Redhead Woodpecker

The REDHEADED WOODPECKER is one of the first birds I learned to identify and, odd as it may seem, it is not the easy task it would be under normal conditions. I was about ten years old when I saw a bird with a carmine head, white below, and with black wings, sweeping out from a treetop, catching insects on the wing, returning from each foray to the same perch. A Flycatcher of course but an exhaustive study of Wilson's and Nuttall's Ornithologies (the only two bird books I possessed at the time), revealed no red-headed flycatcher. The next sight of the bird, this time on a tree trunk, cleared the puzzling situation.

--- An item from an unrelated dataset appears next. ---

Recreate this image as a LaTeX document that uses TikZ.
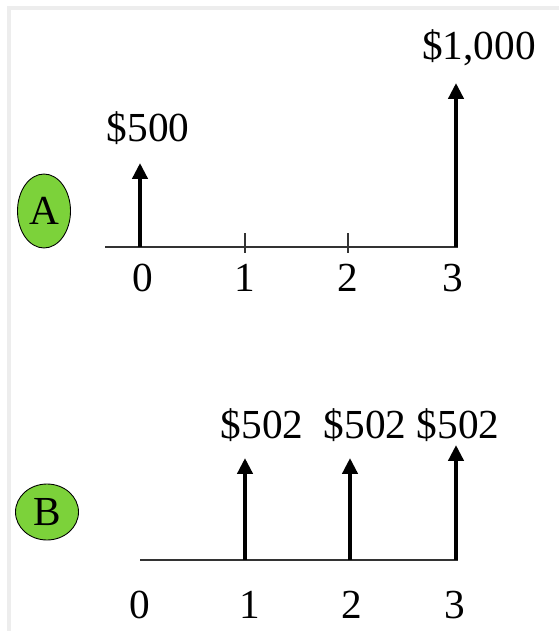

In the long interval I have watched and admired the easy assurance, playfulness, and d'Artagnan air of this rollicking blade, wearing so jauntily the colors of his country. He, like many others of our bright-colored birds, has had to struggle against not only natural forces of destruction but the more deadly one of the slow-dying unjust prejudices clustered around the banner of "SHOOT HIM DOWN."

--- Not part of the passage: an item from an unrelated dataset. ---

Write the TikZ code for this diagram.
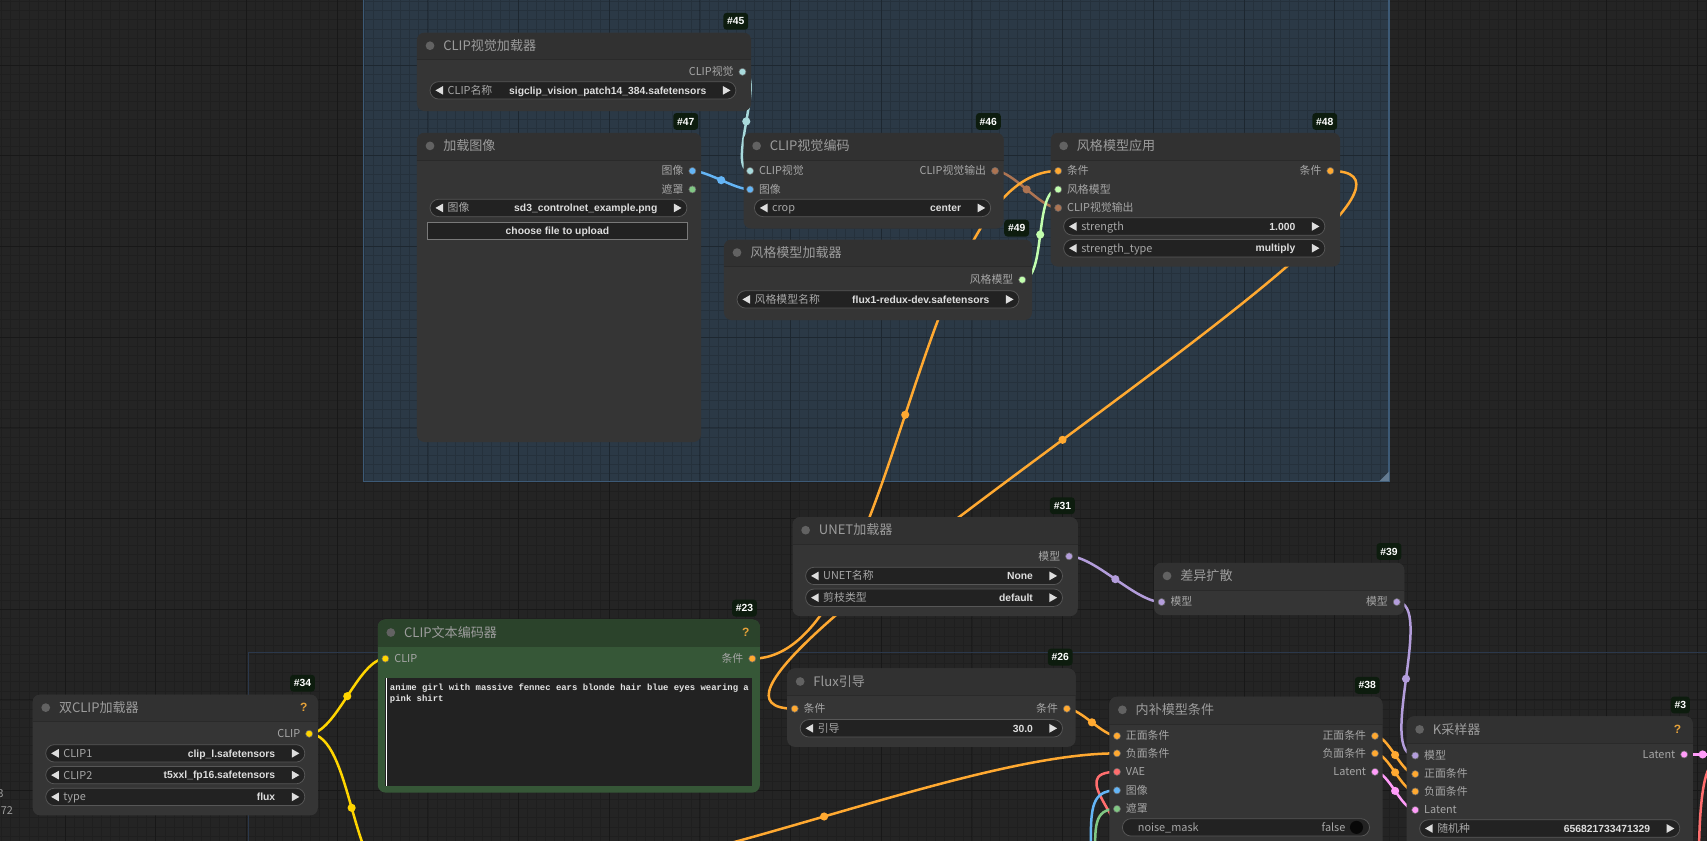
\documentclass[tikz,border=0pt]{standalone}
\usepackage{fontspec}
\setmainfont{Noto Sans CJK SC}
\newfontfamily\lat{Liberation Sans}
\newfontfamily\monof{Liberation Mono}
\usetikzlibrary{calc}
\pgfdeclarelayer{bg}
\pgfdeclarelayer{wires}
\pgfsetlayers{bg,wires,main}

\definecolor{canvas}{HTML}{242424}
\definecolor{groupbg}{HTML}{2B3946}
\definecolor{groupln}{HTML}{3D5A76}
\definecolor{lowgrp}{HTML}{2B384B}
\definecolor{nodebody}{HTML}{353535}
\definecolor{nodetitle}{HTML}{313131}
\definecolor{nodesep}{HTML}{2A2A2A}
\definecolor{gbody}{HTML}{365737}
\definecolor{gtitle}{HTML}{2B432B}
\definecolor{dotc}{HTML}{626262}
\definecolor{titletext}{HTML}{9C9C9C}
\definecolor{lbltext}{HTML}{A6A6A6}
\definecolor{valtext}{HTML}{DDDDDD}
\definecolor{pillbg}{HTML}{222222}
\definecolor{pillln}{HTML}{575757}
\definecolor{badgebg}{HTML}{0D1C0E}
\definecolor{helpc}{HTML}{E6A23A}
\definecolor{cclipv}{HTML}{A8DADC}
\definecolor{cimage}{HTML}{64B5F6}
\definecolor{cmask}{HTML}{81C784}
\definecolor{ccvo}{HTML}{AD7452}
\definecolor{cstyle}{HTML}{C2FFAE}
\definecolor{ccond}{HTML}{FFA931}
\definecolor{cmodel}{HTML}{B39DDB}
\definecolor{cclip}{HTML}{FFD500}
\definecolor{cvae}{HTML}{FF6E6E}
\definecolor{clatent}{HTML}{FF9CF9}
\colorlet{bodyc}{nodebody}
\colorlet{titlec}{nodetitle}
\colorlet{sepc}{nodesep}

\def\fs#1{\fontsize{#1}{#1}\selectfont}

\tikzset{
  every node/.style={inner sep=0pt},
  ntitle/.style={font=\fs{12}, text=titletext, text height=8.6pt, text depth=0pt},
  slbl/.style={font=\fs{10}, text=lbltext, text height=7.2pt, text depth=0pt},
  wlbl/.style={font=\fs{10}, text=lbltext, text height=7.2pt, text depth=0pt},
  wval/.style={font=\lat\bfseries\fs{9.5}, text=valtext, text height=6.9pt, text depth=0pt},
  badge/.style={fill=badgebg, rounded corners=3pt, text=white, font=\lat\bfseries\fs{9.5}, inner xsep=3.5pt, minimum height=15.5pt},
  help/.style={font=\lat\bfseries\fs{11}, text=helpc},
  prompt/.style={font=\monof\bfseries\fontsize{8.2}{10}\selectfont, text=white!90!black},
  slot/.style={circle, fill=#1, draw=black!60, line width=.5pt, minimum size=6.5pt},
  linkdot/.style={circle, fill=#1, minimum size=7.5pt},
  linkw/.style={draw=#1, line width=2.3pt, out=0, in=180, looseness=.64},
  pill/.style={fill=pillbg, draw=pillln, line width=.7pt, rounded corners=8pt},
  tri/.style={fill=valtext},
}

% node box: name, x1, y1, x2, y2, title, id
\newcommand\nodebox[7]{%
  \fill[bodyc, rounded corners=7pt] (#2,#3) rectangle (#4,#5);
  \begin{scope}
    \clip[rounded corners=7pt] (#2,#3) rectangle (#4,#5);
    \fill[titlec] (#2,#3) rectangle (#4,#3+25);
  \end{scope}
  \draw[sepc, line width=.8pt] (#2,#3+25) -- (#4,#3+25);
  \fill[dotc] (#2+12,#3+12) circle (4pt);
  \node[ntitle, anchor=west] (#1t) at (#2+24,#3+12) {#6};
  \node[badge, anchor=south east] (#1b) at (#4-2.5,#3-2.5) {\##7};
}
\newcommand\inslot[5]{\node[slot=#4] (#1) at (#2,#3) {};
  \node[slbl, anchor=west] (#1l) at (#2+8,#3) {#5};}
\newcommand\outslot[5]{\node[slot=#4] (#1) at (#2,#3) {};
  \node[slbl, anchor=east] (#1l) at (#2-8,#3) {#5};}
% widget: name, x1, x2, y, label, value
\newcommand\widget[6]{%
  \draw[pill] (#2,#4-8) rectangle (#3,#4+8);
  \fill[tri] (#2+5,#4) -- (#2+12,#4-4) -- (#2+12,#4+4) -- cycle;
  \fill[tri] (#3-5,#4) -- (#3-12,#4-4) -- (#3-12,#4+4) -- cycle;
  \node[wlbl, anchor=west] (#1l) at (#2+16,#4) {#5};
  \node[wval, anchor=east] (#1v) at (#3-27,#4) {#6};
}
\def\wire#1#2#3{\draw[linkw=#1] (#2.center) to node[linkdot=#1] (#2#3m) {} (#3.center);}

\begin{document}
\begin{tikzpicture}[x=1pt, y=-1pt]
  %%%%% CANVAS %%%%%
  \useasboundingbox (0,0) rectangle (1568,771.6);
  \begin{pgfonlayer}{bg}
    \fill[canvas] (-5,-5) rectangle (1575,780);
    \fill[groupbg] (334,-5) rectangle (1276,442);
    \begin{scope}[y=1pt, shift={(1.5,-1.5)}]
      \draw[black, opacity=.13, line width=.6pt, step=8.33] (-10,-790) grid (1580,10);
    \end{scope}
    \begin{scope}[y=1pt, shift={(59.8,-59.8)}]
      \draw[black, opacity=.2, line width=.9pt, step=83.3] (-90,-870) grid (1580,90);
    \end{scope}
    \draw[groupln, line width=1.2pt] (334,-5) -- (334,442) -- (1276,442) -- (1276,-5);
    \fill[groupln!80!white] (1267,442) -- (1276,433) -- (1276,442) -- cycle;
    \draw[lowgrp, line width=1pt] (228,780) -- (228,599) -- (1575,599);
  \end{pgfonlayer}

  \node[slbl, anchor=east, text=titletext] (cut3) at (3.5,729) {3};
  \node[slbl, anchor=east, text=titletext] (cut72) at (12,745) {72};

  %%%%% NODES %%%%%
  \nodebox{n45}{383}{30}{690}{102}{CLIP视觉加载器}{45}
  \outslot{n45o1}{682}{66}{cclipv}{CLIP视觉}
  \widget{n45w1}{395}{676}{83}{CLIP名称}{sigclip\_vision\_patch14\_384.safetensors}

  \nodebox{n47}{383}{122}{644}{406}{加载图像}{47}
  \outslot{n47o1}{636}{157}{cimage}{图像}
  \outslot{n47o2}{636}{174}{cmask}{遮罩}
  \widget{n47w1}{395}{631}{191}{图像}{sd3\_controlnet\_example.png}
  \draw[fill=pillbg, draw=pillln!80!white, line width=.7pt] (393,204) rectangle (631,220);
  \node[wval] (n47btn) at (512,212) {choose file to upload};

  \nodebox{n46}{683}{122}{922}{210}{CLIP视觉编码}{46}
  \inslot{n46i1}{689}{157}{cclipv}{CLIP视觉}
  \inslot{n46i2}{689}{174}{cimage}{图像}
  \outslot{n46o1}{914}{157}{ccvo}{CLIP视觉输出}
  \widget{n46w1}{693}{910}{191}{crop}{center}

  \nodebox{n49}{665}{220}{948}{294}{风格模型加载器}{49}
  \outslot{n49o1}{939}{257}{cstyle}{风格模型}
  \widget{n49w1}{677}{936}{275}{风格模型名称}{flux1-redux-dev.safetensors}

  \nodebox{n48}{965}{122}{1231}{245}{风格模型应用}{48}
  \inslot{n48i1}{972}{157}{ccond}{条件}
  \inslot{n48i2}{972}{174}{cstyle}{风格模型}
  \inslot{n48i3}{972}{191}{ccvo}{CLIP视觉输出}
  \outslot{n48o1}{1222}{157}{ccond}{条件}
  \widget{n48w1}{977}{1217}{208}{strength}{1.000}
  \widget{n48w2}{977}{1217}{228}{strength\_type}{multiply}

  \nodebox{n31}{728}{475}{990}{566}{UNET加载器}{31}
  \outslot{n31o1}{982}{511}{cmodel}{模型}
  \widget{n31w1}{740}{976}{529}{UNET名称}{None}
  \widget{n31w2}{740}{976}{549}{剪枝类型}{default}

  \nodebox{n39}{1060}{517}{1290}{565}{差异扩散}{39}
  \inslot{n39i1}{1067}{553}{cmodel}{模型}
  \outslot{n39o1}{1283}{553}{cmodel}{模型}

  \begin{scope}
    \colorlet{bodyc}{gbody}\colorlet{titlec}{gtitle}\colorlet{sepc}{gtitle}
    \nodebox{n23}{347}{569}{698}{728}{CLIP文本编码器}{23}
  \end{scope}
  \node[help] (n23h) at (685,581) {?};
  \inslot{n23i1}{354}{605}{cclip}{CLIP}
  \outslot{n23o1}{691}{605}{ccond}{条件}
  \fill[pillbg] (354,623) rectangle (691,722);
  \draw[white, line width=.8pt] (355,623) -- (355,722);
  \node[prompt, anchor=north west, align=left] (n23txt) at (358,628) {anime girl with massive fennec ears blonde hair blue eyes wearing a\\pink shirt};

  \nodebox{n34}{30}{638}{292}{749}{双CLIP加载器}{34}
  \node[help] (n34h) at (279,650) {?};
  \outslot{n34o1}{284}{674}{cclip}{CLIP}
  \widget{n34w1}{42}{280}{692}{CLIP1}{clip\_l.safetensors}
  \widget{n34w2}{42}{280}{712}{CLIP2}{t5xxl\_fp16.safetensors}
  \widget{n34w3}{42}{280}{732}{type}{flux}

  \nodebox{n26}{723}{614}{988}{686}{Flux引导}{26}
  \inslot{n26i1}{730}{651}{ccond}{条件}
  \outslot{n26o1}{980}{651}{ccond}{条件}
  \widget{n26w1}{735}{976}{669}{引导}{30.0}

  \nodebox{n38}{1019}{640}{1270}{790}{内补模型条件}{38}
  \inslot{n38i1}{1026}{676}{ccond}{正面条件}
  \inslot{n38i2}{1026}{692}{ccond}{负面条件}
  \inslot{n38i3}{1026}{709}{cvae}{VAE}
  \inslot{n38i4}{1026}{726}{cimage}{图像}
  \inslot{n38i5}{1026}{743}{cmask}{遮罩}
  \outslot{n38o1}{1263}{676}{ccond}{正面条件}
  \outslot{n38o2}{1263}{692}{ccond}{负面条件}
  \outslot{n38o3}{1263}{709}{clatent}{Latent}
  \draw[pill] (1031,752) rectangle (1258,768);
  \node[wlbl, anchor=west] (n38w1l) at (1045,760) {noise\_mask};
  \node[wlbl, anchor=east] (n38w1v) at (1236,760) {false};
  \fill[black!75!pillbg] (1246,760) circle (6pt);

  \nodebox{n3}{1292}{658}{1555}{790}{K采样器}{3}
  \node[help] (n3h) at (1541,670) {?};
  \inslot{n3i1}{1300}{694}{cmodel}{模型}
  \inslot{n3i2}{1300}{711}{ccond}{正面条件}
  \inslot{n3i3}{1300}{727}{ccond}{负面条件}
  \inslot{n3i4}{1300}{744}{clatent}{Latent}
  \outslot{n3o1}{1547}{693}{clatent}{Latent}
  \widget{n3w1}{1304}{1543}{761}{随机种}{656821733471329}

  %%%%% LINKS %%%%%
  \coordinate (offclip) at (362,810);
  \coordinate (offcond) at (488,808);
  \coordinate (offlat) at (1581,693);
  \coordinate (offvae) at (1030,790);
  \coordinate (offimg) at (1002,790);
  \coordinate (offmask) at (1006,790);
  \coordinate (offvaea) at (1578,702);
  \coordinate (offvaeb) at (1561,800);
  \begin{pgfonlayer}{wires}
    \wire{cclipv}{n45o1}{n46i1}
    \wire{cimage}{n47o1}{n46i2}
    \wire{ccvo}{n46o1}{n48i3}
    \wire{cstyle}{n49o1}{n48i2}
    \wire{ccond}{n23o1}{n48i1}
    \wire{ccond}{n48o1}{n26i1}
    \wire{ccond}{n26o1}{n38i1}
    \wire{ccond}{offcond}{n38i2}
    \wire{cclip}{n34o1}{n23i1}
    \wire{cclip}{n34o1}{offclip}
    \wire{cmodel}{n31o1}{n39i1}
    \wire{cmodel}{n39o1}{n3i1}
    \wire{ccond}{n38o1}{n3i2}
    \wire{ccond}{n38o2}{n3i3}
    \wire{clatent}{n38o3}{n3i4}
    \wire{clatent}{n3o1}{offlat}
    \draw[linkw=cvae] (offvae.center) .. controls (1045,760) and (975,709) .. (n38i3.center);
    \draw[linkw=cimage] (offimg.center) .. controls (1002,745) and (1000,726) .. (n38i4.center);
    \draw[linkw=cmask] (offmask.center) .. controls (1006,760) and (1004,743) .. (n38i5.center);
    \draw[linkw=cvae] (offvaea.center) to[out=150, in=-90] (offvaeb.center);
  \end{pgfonlayer}
\end{tikzpicture}
\end{document}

Next time the opportunity offers, listen to one of the Redhead's family conferences, when the brown youngsters are old enough to participate. The arguments, loud calls, uncensored remarks, and unwoodpecker-like notes would shame a Democratic convention. The hearer might even imagine Dawes was addressing the Senate! Watch a pair harry a red squirrel who perhaps had broken into their cache of beechnuts. The opening attack is delivered in apparent anger but as the melée progresses, gradually changes into its real character of pure teasing. The birds generally come out top-dog, driving the would-be thief into hiding and altho my sympathies usually are with the under canine, in this case the flaunting flag of victory waved about the miscreant wins my unqualified approval. I have seen a pair isolate one of the rufous-coated imps on top of a fence-post and bedevil him so persistently that he fairly frothed at the mouth, thereby releasing some of the beechnuts stowed in his pouch. These, one of the aggressors carried off and hid, the other meanwhile continuing the attack until the freebooter gave up the rest of the loot.

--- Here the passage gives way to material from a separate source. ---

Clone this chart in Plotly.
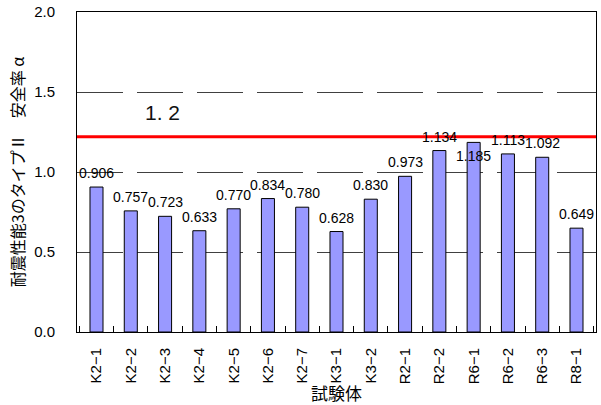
import plotly.graph_objects as go

categories = ["K2−1", "K2−2", "K2−3", "K2−4", "K2−5", "K2−6", "K2−7", "K3−1", "K3−2",
              "R2−1", "R2−2", "R6−1", "R6−2", "R6−3", "R8−1"]
values = [0.906, 0.757, 0.723, 0.633, 0.770, 0.834, 0.780, 0.628, 0.830,
          0.973, 1.134, 1.185, 1.113, 1.092, 0.649]
threshold = 1.22
threshold_label = "1. 2"
y_ticks = [0.0, 0.5, 1.0, 1.5, 2.0]
x_title = "試験体"
y_title = "耐震性能3のタイプⅡ　安全率 α"

label_below = {"R6−1"}

num_font = "Liberation Sans, Arial, sans-serif"
jp_font = "Noto Sans CJK JP, sans-serif"

fig = go.Figure()
fig.add_trace(go.Bar(
    x=categories, y=values, width=0.38,
    marker=dict(color="#9999FF", line=dict(color="#000000", width=1)),
    hoverinfo="skip",
))

for c, v in zip(categories, values):
    fig.add_annotation(
        x=c, y=v, xref="x", yref="y", text=f"{v:.3f}", showarrow=False,
        yshift=-14 if c in label_below else 14, yanchor="middle",
        font=dict(family=num_font, size=14, color="#000000"),
    )

fig.add_shape(type="line", xref="paper", yref="y", x0=0, x1=1, y0=threshold, y1=threshold,
              line=dict(color="#FF0000", width=3), layer="above")
fig.add_annotation(x=0.127, xref="paper", y=threshold, yref="y", yshift=24,
                   text=threshold_label, showarrow=False,
                   font=dict(family=num_font, size=21, color="#111111"))

fig.update_layout(
    width=601, height=405,
    margin=dict(l=77, r=5, t=12, b=73, autoexpand=False),
    paper_bgcolor="white", plot_bgcolor="white",
    showlegend=False,
    font=dict(family=num_font, size=14, color="#000000"),
    xaxis=dict(
        type="category", tickangle=-90, tickson="boundaries", automargin=False,
        ticks="inside", ticklen=6, tickcolor="#000000", tickwidth=1,
        showline=True, linecolor="#000000", linewidth=1, mirror=True,
        showgrid=False, tickfont=dict(family=num_font, size=15),
        ticklabelstandoff=9, ticklabeloverflow="allow",
        title=dict(text=x_title, font=dict(family=jp_font, size=17), standoff=13),
    ),
    yaxis=dict(
        range=[0, 2], tickvals=y_ticks, ticktext=[f"{t:.1f}" for t in y_ticks],
        automargin=False, ticklabeloverflow="allow",
        showline=True, linecolor="#000000", linewidth=1, mirror=True,
        showgrid=True, gridcolor="#404040", gridwidth=1, griddash="46px,14px",
        zeroline=False, ticks="", ticklabelstandoff=18,
        tickfont=dict(family=num_font, size=15),
        title=dict(text=y_title, font=dict(family=jp_font, size=16), standoff=5),
    ),
)

# remove the browser's default 8px body margin so the figure fills the window
fig.write_html("out.html", config={"displayModeBar": False},
               post_script="document.body.style.margin='0';")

Most of the genus possess a limited vocabulary but the Redhead voices an astounding array of chirps, cheeps, and rough notes including a wickup-wickup-wickup-wickup, shorter but resembling the Flicker's rolling call. Like his relative, the Anteating Woodpecker of the West, who digs holes in an old stump and fills them with acorns, sometimes traveling miles to obtain the oak-seed — the Redhead stuffs surplus food away in crannies. He lacks the instinct to chisel holes for these stores, always stowing them in some natural cavity, but the tendency toward forehandedness is there. I have frequently found large black beetles with all legs carefully removed, under crannies of bark; probably secreted at a time when the guardian angel of coleoptera may have been wandering off in the woods elsewhere, watching the nymphs and fauns at play. The utter indifference of the stronger form of life toward the suffering and torture of the weaker is not conducive to a belief that the Monitor of all cares very much whether or not they suffer.

Partiality for dust baths has fatal consequence. Hundreds are killed every year by automobiles, especially in the middle western states.

Range

Central and eastern United States and British provinces. West to Wyoming, Colorado and Texas. Rare and local east of the Hudson river.